### CHALLENGE
Return the material exactly, first line through the line containing "positions = list(range(91))", and nothing more. Pictures stay out.
━━ DATASET EXCERPT
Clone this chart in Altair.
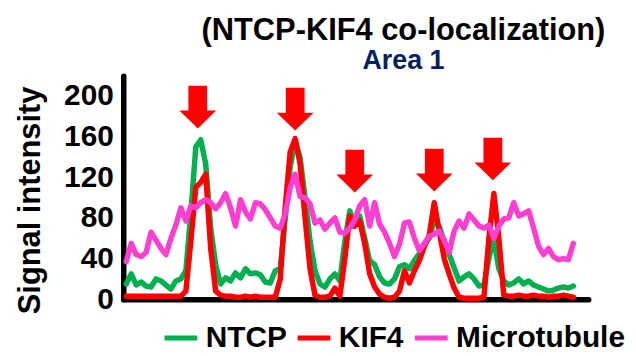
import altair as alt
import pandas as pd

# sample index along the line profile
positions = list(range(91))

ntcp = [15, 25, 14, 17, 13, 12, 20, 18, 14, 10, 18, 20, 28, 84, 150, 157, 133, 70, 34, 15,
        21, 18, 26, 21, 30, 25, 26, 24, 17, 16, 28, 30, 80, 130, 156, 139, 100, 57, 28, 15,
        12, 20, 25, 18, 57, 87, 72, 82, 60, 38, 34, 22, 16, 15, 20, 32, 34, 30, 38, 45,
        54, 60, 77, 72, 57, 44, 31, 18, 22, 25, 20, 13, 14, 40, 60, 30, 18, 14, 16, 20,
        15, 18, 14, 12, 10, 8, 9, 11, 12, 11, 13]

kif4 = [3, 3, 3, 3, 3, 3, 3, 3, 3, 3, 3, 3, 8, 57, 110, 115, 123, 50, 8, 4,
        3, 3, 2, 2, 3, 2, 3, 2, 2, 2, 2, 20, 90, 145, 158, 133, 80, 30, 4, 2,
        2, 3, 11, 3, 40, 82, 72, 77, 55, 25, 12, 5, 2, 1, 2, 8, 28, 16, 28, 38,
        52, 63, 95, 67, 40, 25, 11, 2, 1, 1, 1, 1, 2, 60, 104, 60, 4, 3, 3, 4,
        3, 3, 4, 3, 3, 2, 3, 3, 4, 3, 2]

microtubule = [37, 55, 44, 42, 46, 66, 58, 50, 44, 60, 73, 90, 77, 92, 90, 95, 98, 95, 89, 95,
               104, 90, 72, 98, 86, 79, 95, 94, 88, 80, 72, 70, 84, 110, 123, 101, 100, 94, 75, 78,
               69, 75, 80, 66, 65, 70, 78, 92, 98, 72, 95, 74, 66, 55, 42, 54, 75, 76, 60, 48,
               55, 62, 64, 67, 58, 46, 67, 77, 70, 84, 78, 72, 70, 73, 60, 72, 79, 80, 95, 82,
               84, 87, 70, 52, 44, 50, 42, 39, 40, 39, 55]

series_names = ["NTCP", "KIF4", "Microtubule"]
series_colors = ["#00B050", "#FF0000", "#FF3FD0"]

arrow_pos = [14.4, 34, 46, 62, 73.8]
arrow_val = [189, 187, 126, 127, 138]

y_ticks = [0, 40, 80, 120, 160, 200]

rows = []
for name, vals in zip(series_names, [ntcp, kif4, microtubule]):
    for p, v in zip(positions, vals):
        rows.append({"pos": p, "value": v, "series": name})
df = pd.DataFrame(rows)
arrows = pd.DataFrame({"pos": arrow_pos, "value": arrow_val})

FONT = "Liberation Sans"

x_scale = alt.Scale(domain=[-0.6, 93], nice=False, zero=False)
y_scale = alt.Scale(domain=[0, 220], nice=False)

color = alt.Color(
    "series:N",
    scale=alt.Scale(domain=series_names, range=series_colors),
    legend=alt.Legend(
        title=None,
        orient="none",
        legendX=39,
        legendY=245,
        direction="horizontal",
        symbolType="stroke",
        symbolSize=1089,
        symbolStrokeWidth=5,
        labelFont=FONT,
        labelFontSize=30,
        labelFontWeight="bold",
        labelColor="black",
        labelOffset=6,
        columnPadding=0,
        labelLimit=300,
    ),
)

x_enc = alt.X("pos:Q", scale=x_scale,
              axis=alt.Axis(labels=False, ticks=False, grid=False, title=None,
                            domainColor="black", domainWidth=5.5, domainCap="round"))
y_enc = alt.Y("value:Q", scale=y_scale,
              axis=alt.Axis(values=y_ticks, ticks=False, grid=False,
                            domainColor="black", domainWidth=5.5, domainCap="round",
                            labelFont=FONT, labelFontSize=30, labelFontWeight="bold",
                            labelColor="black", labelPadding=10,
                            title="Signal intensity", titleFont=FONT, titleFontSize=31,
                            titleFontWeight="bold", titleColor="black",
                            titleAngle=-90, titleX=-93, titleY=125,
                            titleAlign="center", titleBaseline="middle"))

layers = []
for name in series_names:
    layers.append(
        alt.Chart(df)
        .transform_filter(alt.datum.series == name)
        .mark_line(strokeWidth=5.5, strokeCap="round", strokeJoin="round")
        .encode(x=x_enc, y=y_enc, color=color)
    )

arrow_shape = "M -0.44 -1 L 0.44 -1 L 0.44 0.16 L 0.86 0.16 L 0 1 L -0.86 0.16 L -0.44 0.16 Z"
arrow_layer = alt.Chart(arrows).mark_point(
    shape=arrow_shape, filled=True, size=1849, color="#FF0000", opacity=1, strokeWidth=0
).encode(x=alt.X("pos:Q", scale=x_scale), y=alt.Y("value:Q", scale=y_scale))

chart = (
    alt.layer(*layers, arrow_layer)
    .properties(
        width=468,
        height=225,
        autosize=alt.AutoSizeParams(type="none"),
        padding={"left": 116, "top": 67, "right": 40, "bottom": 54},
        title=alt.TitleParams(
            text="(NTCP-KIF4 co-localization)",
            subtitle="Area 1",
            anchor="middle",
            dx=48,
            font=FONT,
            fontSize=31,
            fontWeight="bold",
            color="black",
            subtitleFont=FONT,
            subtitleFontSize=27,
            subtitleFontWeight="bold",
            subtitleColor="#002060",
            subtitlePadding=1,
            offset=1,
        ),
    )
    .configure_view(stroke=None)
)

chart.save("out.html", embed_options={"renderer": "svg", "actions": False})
━━━━
### RESPONSE TO THE EXERCISE
Clone this chart in Altair.
import altair as alt
import pandas as pd

# sample index along the line profile
positions = list(range(91))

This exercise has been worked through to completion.